'''

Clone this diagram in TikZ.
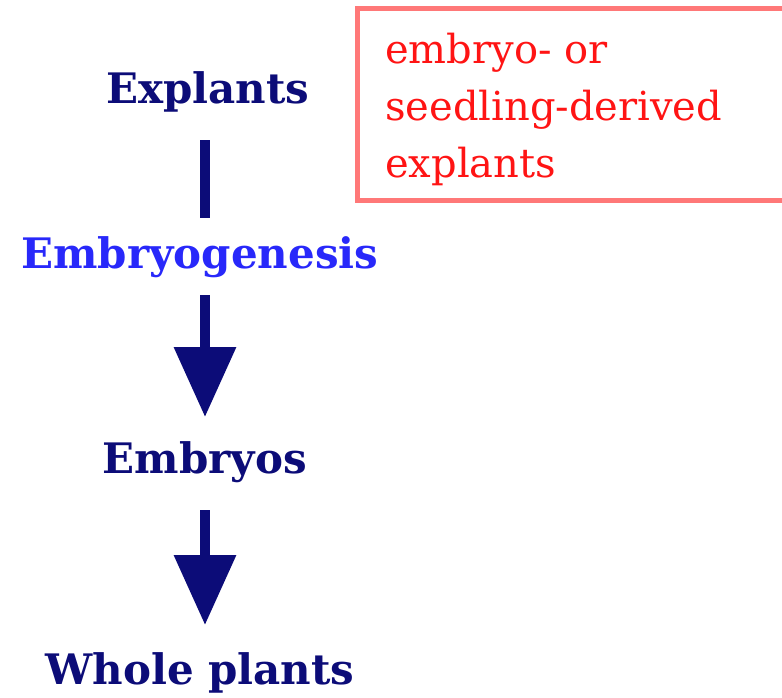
\documentclass[tikz,border=0pt]{standalone}
\usepackage{fontspec}
\setmainfont{DejaVu Serif}
\usetikzlibrary{arrows.meta}
\definecolor{navy}{RGB}{12,12,120}
\definecolor{lblue}{RGB}{40,40,250}
\definecolor{boxred}{RGB}{255,120,120}
\definecolor{txtred}{RGB}{255,20,20}
\tikzset{
  x=1pt, y=-1pt,
  stage/.style={font=\fontsize{42}{48}\selectfont\bfseries, text=navy, inner sep=0pt, anchor=base},
  shaft/.style={draw=navy, line width=10pt},
  bigarrow/.style={shaft, -{Triangle[length=70pt, width=60pt]}},
  notebox/.style={draw=boxred, line width=5pt},
  notetext/.style={text=txtred, align=left, anchor=north west, inner sep=0pt,
    font=\fontsize{40}{57}\selectfont}
}
\begin{document}
\begin{tikzpicture}
\useasboundingbox (0,0) rectangle (782,697);
\clip (0,0) rectangle (782,697);
\coordinate (axis) at (205,0);
\node[stage] (expl) at (208,103) {Explants};
\node[stage, text=lblue] (embg) at (200,268) {Embryogenesis};
\node[stage] (embs) at (205,473) {Embryos};
\node[stage] (whole) at (200,684) {Whole plants};
\draw[notebox] (357,8) rectangle (800,200);
\node[notetext] (note) at (385,33) {embryo- or\\seedling-derived\\explants};
\coordinate (l1a) at ([yshift=-37pt]expl.base);
\coordinate (l1b) at ([yshift=-56pt]expl.base);
\path (l1a) ++(0,0) coordinate (dummy);
\draw[shaft] (l1a -| axis) -- ([yshift=18pt]embg.north -| axis);
\coordinate (a1a) at ([yshift=-27pt]embg.base);
\coordinate (a1b) at ([yshift=-149pt]embg.base);
\coordinate (a2a) at ([yshift=-37pt]embs.base);
\coordinate (a2b) at ([yshift=-152pt]embs.base);
\draw[bigarrow] (a1a -| axis) -- (a1b -| axis);
\draw[bigarrow] (a2a -| axis) -- (a2b -| axis);
\end{tikzpicture}
\end{document}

'''

Omit the pictures and give the material again, exactly and in full.

Clone this diagram in TikZ.
\documentclass[tikz,border=0pt]{standalone}
\usepackage{fontspec}
\setmainfont{DejaVu Serif}
\usetikzlibrary{arrows.meta}
\definecolor{navy}{RGB}{12,12,120}
\definecolor{lblue}{RGB}{40,40,250}
\definecolor{boxred}{RGB}{255,120,120}
\definecolor{txtred}{RGB}{255,20,20}
\tikzset{
  x=1pt, y=-1pt,
  stage/.style={font=\fontsize{42}{48}\selectfont\bfseries, text=navy, inner sep=0pt, anchor=base},
  shaft/.style={draw=navy, line width=10pt},
  bigarrow/.style={shaft, -{Triangle[length=70pt, width=60pt]}},
  notebox/.style={draw=boxred, line width=5pt},
  notetext/.style={text=txtred, align=left, anchor=north west, inner sep=0pt,
    font=\fontsize{40}{57}\selectfont}
}
\begin{document}
\begin{tikzpicture}
\useasboundingbox (0,0) rectangle (782,697);
\clip (0,0) rectangle (782,697);
\coordinate (axis) at (205,0);
\node[stage] (expl) at (208,103) {Explants};
\node[stage, text=lblue] (embg) at (200,268) {Embryogenesis};
\node[stage] (embs) at (205,473) {Embryos};
\node[stage] (whole) at (200,684) {Whole plants};
\draw[notebox] (357,8) rectangle (800,200);
\node[notetext] (note) at (385,33) {embryo- or\\seedling-derived\\explants};
\coordinate (l1a) at ([yshift=-37pt]expl.base);
\coordinate (l1b) at ([yshift=-56pt]expl.base);
\path (l1a) ++(0,0) coordinate (dummy);
\draw[shaft] (l1a -| axis) -- ([yshift=18pt]embg.north -| axis);
\coordinate (a1a) at ([yshift=-27pt]embg.base);
\coordinate (a1b) at ([yshift=-149pt]embg.base);
\coordinate (a2a) at ([yshift=-37pt]embs.base);
\coordinate (a2b) at ([yshift=-152pt]embs.base);
\draw[bigarrow] (a1a -| axis) -- (a1b -| axis);
\draw[bigarrow] (a2a -| axis) -- (a2b -| axis);
\end{tikzpicture}
\end{document}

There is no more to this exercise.